Framework-Specific Patterns

Pattern 1: Persistent State (smolagents)

class MyFrameworkAdapter(AgentAdapter):
    def get_messages(self) -> MessageHistory:
        """Dynamically fetch from framework's internal storage."""
        # Get from framework (e.g., agent.memory, agent.messages)
        framework_messages = self.agent.get_messages()

        # Convert and return immediately (no caching)
        return self._convert_messages(framework_messages)
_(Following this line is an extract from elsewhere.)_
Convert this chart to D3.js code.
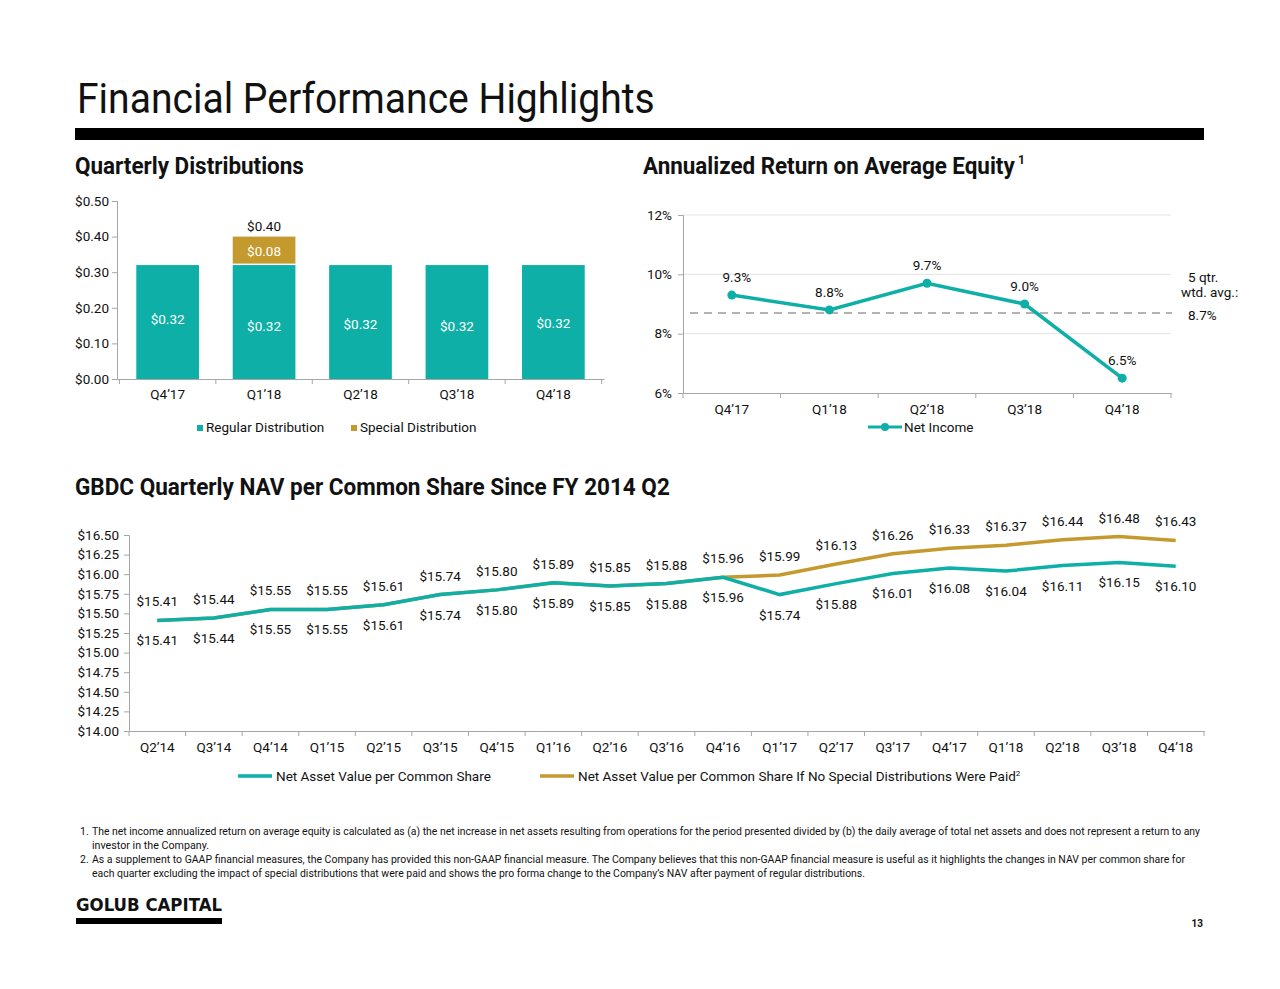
<!DOCTYPE html>
<html><head><meta charset="utf-8">
<script src="https://cdn.jsdelivr.net/npm/d3@7"></script>
<style>
body{margin:0;background:#fff}
svg{display:block}
text{font-family:Roboto,"Noto Sans",sans-serif;fill:#111}
</style></head>
<body><svg id="c" width="1280" height="989"></svg>
<script>
// ---------- data ----------
const distCats = ["Q4’17","Q1’18","Q2’18","Q3’18","Q4’18"];
const regularDist = [0.32,0.32,0.32,0.32,0.32];
const specialDist = [0,0.08,0,0,0];
const distTicks = [0,0.1,0.2,0.3,0.4,0.5];

const roeCats = ["Q4’17","Q1’18","Q2’18","Q3’18","Q4’18"];
const roeValues = [9.3,8.8,9.7,9.0,6.5];
const roeAvg = 8.7;
const roeTicks = [6,8,10,12];

const navCats = ["Q2’14","Q3’14","Q4’14","Q1’15","Q2’15","Q3’15","Q4’15","Q1’16","Q2’16","Q3’16","Q4’16","Q1’17","Q2’17","Q3’17","Q4’17","Q1’18","Q2’18","Q3’18","Q4’18"];
const navValues = [15.41,15.44,15.55,15.55,15.61,15.74,15.80,15.89,15.85,15.88,15.96,15.74,15.88,16.01,16.08,16.04,16.11,16.15,16.10];
const navNoSpecial = [15.41,15.44,15.55,15.55,15.61,15.74,15.80,15.89,15.85,15.88,15.96,15.99,16.13,16.26,16.33,16.37,16.44,16.48,16.43];
const navTicks = [14,14.25,14.5,14.75,15,15.25,15.5,15.75,16,16.25,16.5];

const TEAL = "#0DAFA7", GOLD = "#C49A2E", AXIS = "#A6A6A6";
const svg = d3.select("#c");

// scale a text horizontally to a target width (keeps real bbox consistent)
function fitText(sel,x,y,w){
  const nat = sel.node().getComputedTextLength();
  sel.attr("x",0).attr("y",0).attr("transform",`translate(${x},${y}) scale(${w/nat},1)`);
  return sel;
}

// ---------- header ----------
fitText(svg.append("text").attr("font-size",42).text("Financial Performance Highlights"),77,113,578);
svg.append("rect").attr("x",75).attr("y",128).attr("width",1129).attr("height",12).attr("fill","#000");

function secTitle(x,y,len,txt,sup){
  fitText(svg.append("text").attr("font-size",23).attr("font-weight",700).text(txt),x,y,len);
  if(sup) svg.append("text").attr("x",x+len+3).attr("y",y-10).attr("font-size",12).attr("font-weight",700).text(sup);
}
secTitle(75,174,229,"Quarterly Distributions");
secTitle(643,174,372,"Annualized Return on Average Equity","1");
secTitle(75,495,595,"GBDC Quarterly NAV per Common Share Since FY 2014 Q2");

function styleAxis(g){
  g.selectAll("path.domain").attr("stroke",AXIS);
  g.selectAll(".tick line").attr("stroke",AXIS);
  g.selectAll(".tick text").attr("fill","#111").attr("font-size",13.5).attr("font-family","Roboto,sans-serif");
}
function boundaryTicks(x,cats,y0){
  const step = x.step(), pi = x.paddingInner();
  const pos = cats.map(c=>x(c)-step*pi/2);
  pos.push(x(cats[cats.length-1])+x.bandwidth()+step*pi/2);
  svg.append("g").selectAll("line").data(pos).join("line")
    .attr("x1",d=>d).attr("x2",d=>d).attr("y1",y0).attr("y2",y0+5).attr("stroke",AXIS);
}

// ---------- Chart 1: distributions ----------
{
  const x = d3.scaleBand().domain(distCats).range([117,604]).paddingInner(0.35).paddingOuter(0.2);
  const y = d3.scaleLinear().domain([0,0.5]).range([379,201]);
  const ga = svg.append("g").attr("transform","translate(117,0)")
    .call(d3.axisLeft(y).tickValues(distTicks).tickSize(5).tickPadding(3).tickFormat(d=>"$"+d.toFixed(2)));
  styleAxis(ga);
  const gx = svg.append("g").attr("transform","translate(0,379)")
    .call(d3.axisBottom(x).tickSize(0).tickPadding(10));
  styleAxis(gx);
  boundaryTicks(x,distCats,379);

  svg.append("g").selectAll("rect").data(distCats).join("rect")
    .attr("x",d=>x(d)).attr("width",x.bandwidth())
    .attr("y",(d,i)=>y(regularDist[i])).attr("height",(d,i)=>y(0)-y(regularDist[i]))
    .attr("fill",TEAL);
  svg.append("g").selectAll("rect").data(distCats.filter((d,i)=>specialDist[i]>0)).join("rect")
    .attr("x",d=>x(d)).attr("width",x.bandwidth())
    .attr("y",d=>{const i=distCats.indexOf(d);return y(regularDist[i]+specialDist[i]);})
    .attr("height",d=>{const i=distCats.indexOf(d);return y(regularDist[i])-y(regularDist[i]+specialDist[i])-1.5;})
    .attr("fill",GOLD);
  const offs=[-2,5,3,5,2];
  svg.append("g").selectAll("text").data(distCats).join("text")
    .attr("x",d=>x(d)+x.bandwidth()/2).attr("y",(d,i)=>y(regularDist[i]/2)+4+offs[i])
    .attr("text-anchor","middle").attr("font-size",13.5).style("fill","#fff")
    .text((d,i)=>"$"+regularDist[i].toFixed(2));
  distCats.forEach((d,i)=>{
    if(specialDist[i]>0){
      svg.append("text").attr("x",x(d)+x.bandwidth()/2).attr("y",y(regularDist[i]+specialDist[i]/2)+5)
        .attr("text-anchor","middle").attr("font-size",13.5).style("fill","#fff")
        .text("$"+specialDist[i].toFixed(2));
      svg.append("text").attr("x",x(d)+x.bandwidth()/2).attr("y",y(regularDist[i]+specialDist[i])-6)
        .attr("text-anchor","middle").attr("font-size",13.5)
        .text("$"+(regularDist[i]+specialDist[i]).toFixed(2));
    }
  });
  svg.append("rect").attr("x",197).attr("y",425).attr("width",6).attr("height",6).attr("fill",TEAL);
  svg.append("text").attr("x",206).attr("y",432).attr("font-size",13.5).text("Regular Distribution");
  svg.append("rect").attr("x",351).attr("y",425).attr("width",6).attr("height",6).attr("fill",GOLD);
  svg.append("text").attr("x",360).attr("y",432).attr("font-size",13.5).text("Special Distribution");
}

// ---------- Chart 2: ROE ----------
{
  const x = d3.scaleBand().domain(roeCats).range([683,1171]).paddingInner(0).paddingOuter(0);
  const y = d3.scaleLinear().domain([6,12]).range([393,215]);
  const cx = d=>x(d)+x.bandwidth()/2;
  svg.append("g").selectAll("line").data(roeTicks.filter(t=>t>6)).join("line")
    .attr("x1",683).attr("x2",1171).attr("y1",d=>y(d)).attr("y2",d=>y(d)).attr("stroke","#E3E3E3");
  const ga = svg.append("g").attr("transform","translate(683,0)")
    .call(d3.axisLeft(y).tickValues(roeTicks).tickSize(5).tickPadding(6).tickFormat(d=>d+"%"));
  styleAxis(ga);
  const gx = svg.append("g").attr("transform","translate(0,393)")
    .call(d3.axisBottom(x).tickSize(0).tickPadding(11));
  styleAxis(gx);
  boundaryTicks(x,roeCats,393);
  svg.append("line").attr("x1",690).attr("x2",1172).attr("y1",y(roeAvg)).attr("y2",y(roeAvg))
    .attr("stroke","#9A9A9A").attr("stroke-width",1.5).attr("stroke-dasharray","8,6");
  const line = d3.line().x((d,i)=>cx(roeCats[i])).y(d=>y(d));
  svg.append("path").datum(roeValues).attr("d",line).attr("fill","none").attr("stroke",TEAL).attr("stroke-width",3.5);
  svg.append("g").selectAll("circle").data(roeValues).join("circle")
    .attr("cx",(d,i)=>cx(roeCats[i])).attr("cy",d=>y(d)).attr("r",4.5).attr("fill",TEAL);
  svg.append("g").selectAll("text").data(roeValues).join("text")
    .attr("x",(d,i)=>cx(roeCats[i])+(i===0?5:0)).attr("y",d=>y(d)-13)
    .attr("text-anchor","middle").attr("font-size",13.5).text(d=>d.toFixed(1)+"%");
  svg.append("text").attr("x",1188).attr("y",282).attr("font-size",13.5).text("5 qtr.");
  svg.append("text").attr("x",1181).attr("y",297).attr("font-size",13.5).text("wtd. avg.:");
  svg.append("text").attr("x",1188).attr("y",320).attr("font-size",13.5).text(roeAvg.toFixed(1)+"%");
  svg.append("line").attr("x1",868).attr("x2",902).attr("y1",427).attr("y2",427).attr("stroke",TEAL).attr("stroke-width",3);
  svg.append("circle").attr("cx",885).attr("cy",427).attr("r",4).attr("fill",TEAL);
  svg.append("text").attr("x",904).attr("y",432).attr("font-size",13.5).text("Net Income");
}

// ---------- Chart 3: NAV ----------
{
  const x = d3.scaleBand().domain(navCats).range([129,1204]).paddingInner(0).paddingOuter(0);
  const y = d3.scaleLinear().domain([14,16.5]).range([731,535]);
  const cx = d=>x(d)+x.bandwidth()/2;
  const ga = svg.append("g").attr("transform","translate(129,0)")
    .call(d3.axisLeft(y).tickValues(navTicks).tickSize(5).tickPadding(5).tickFormat(d=>"$"+d.toFixed(2)));
  styleAxis(ga);
  const gx = svg.append("g").attr("transform","translate(0,731)")
    .call(d3.axisBottom(x).tickSize(0).tickPadding(11));
  styleAxis(gx);
  boundaryTicks(x,navCats,731);
  const line = d3.line().x((d,i)=>cx(navCats[i])).y(d=>y(d));
  svg.append("path").datum(navNoSpecial).attr("d",line).attr("fill","none").attr("stroke",GOLD).attr("stroke-width",3.5);
  svg.append("path").datum(navValues).attr("d",line).attr("fill","none").attr("stroke",TEAL).attr("stroke-width",3.5);
  svg.append("g").selectAll("text").data(navNoSpecial).join("text")
    .attr("x",(d,i)=>cx(navCats[i])).attr("y",d=>y(d)-14)
    .attr("text-anchor","middle").attr("font-size",13.5).text(d=>"$"+d.toFixed(2));
  svg.append("g").selectAll("text").data(navValues).join("text")
    .attr("x",(d,i)=>cx(navCats[i])).attr("y",d=>y(d)+25)
    .attr("text-anchor","middle").attr("font-size",13.5).text(d=>"$"+d.toFixed(2));
  svg.append("line").attr("x1",238).attr("x2",272).attr("y1",776).attr("y2",776).attr("stroke",TEAL).attr("stroke-width",3.5);
  svg.append("text").attr("x",276).attr("y",781).attr("font-size",13.5).text("Net Asset Value per Common Share");
  svg.append("line").attr("x1",540).attr("x2",574).attr("y1",776).attr("y2",776).attr("stroke",GOLD).attr("stroke-width",3.5);
  const lt = svg.append("text").attr("x",578).attr("y",781).attr("font-size",13.5);
  lt.append("tspan").text("Net Asset Value per Common Share If No Special Distributions Were Paid");
  lt.append("tspan").attr("font-size",8).attr("dy",-5).text("2");
}

// ---------- footnotes ----------
const notes = [
  {n:"1.",t:"The net income annualized return on average equity is calculated as (a) the net increase in net assets resulting from operations for the period presented divided by (b) the daily average of total net assets and does not represent a return to any",y:835,w:1108},
  {n:"",t:"investor in the Company.",y:849,w:117},
  {n:"2.",t:"As a supplement to GAAP financial measures, the Company has provided this non-GAAP financial measure. The Company believes that this non-GAAP financial measure is useful as it highlights the changes in NAV per common share for",y:863,w:1093},
  {n:"",t:"each quarter excluding the impact of special distributions that were paid and shows the pro forma change to the Company’s NAV after payment of regular distributions.",y:877,w:773}
];
notes.forEach(d=>{
  if(d.n) svg.append("text").attr("x",80).attr("y",d.y).attr("font-size",10.5).text(d.n);
  svg.append("text").attr("x",92).attr("y",d.y).attr("font-size",10.5)
    .attr("textLength",d.w).attr("lengthAdjust","spacingAndGlyphs").text(d.t);
});

// ---------- logo & page ----------
svg.append("text").attr("x",76).attr("y",911).attr("font-size",17).attr("font-weight",700)
  .attr("textLength",146).attr("lengthAdjust","spacingAndGlyphs").style("font-family","'DejaVu Sans',sans-serif").text("GOLUB CAPITAL");
svg.append("rect").attr("x",76).attr("y",918).attr("width",146).attr("height",6).attr("fill","#000");
svg.append("text").attr("x",1203).attr("y",927).attr("font-size",10).attr("font-weight",700).attr("text-anchor","end").text("13");
</script></body></html>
    def _run_agent(self, query: str) -> MessageHistory:
        # Run agent (updates framework's internal state)
        self.agent.run(query)

        # Return by calling get_messages() to fetch latest
        return self.get_messages()

Why This Works:

  1. Single Source of Truth: Framework's internal storage is authoritative
  2. Always Current: Each call to get_messages() fetches the latest state

Stateless/Result-based (LangGraph pattern):

Frameworks that return results without persistent state can cache the last result:

def __init__(self, agent_instance, name, callbacks=None, config=None):
    super().__init__(agent_instance, name, callbacks)
    self._last_result = None
    self._config = config  # For stateful mode if supported

def get_messages(self) -> MessageHistory:
    # Try fetching from persistent state if configured
    if self._config and hasattr(self.agent, 'get_state'):
        state = self.agent.get_state(self._config)
        return self._convert_messages(state.values['messages'])

    # Fall back to cached result
    if self._last_result:
        return self._convert_messages(self._last_result['messages'])

    return MessageHistory()

def _run_agent(self, query: str) -> MessageHistory:
    result = self.agent.invoke(query, config=self._config)
    self._last_result = result  # Cache for stateless mode
    return self.get_messages()

The key principle: Always try to fetch from the framework's source of truth first, fall back to caching only when the framework doesn't provide persistent state access.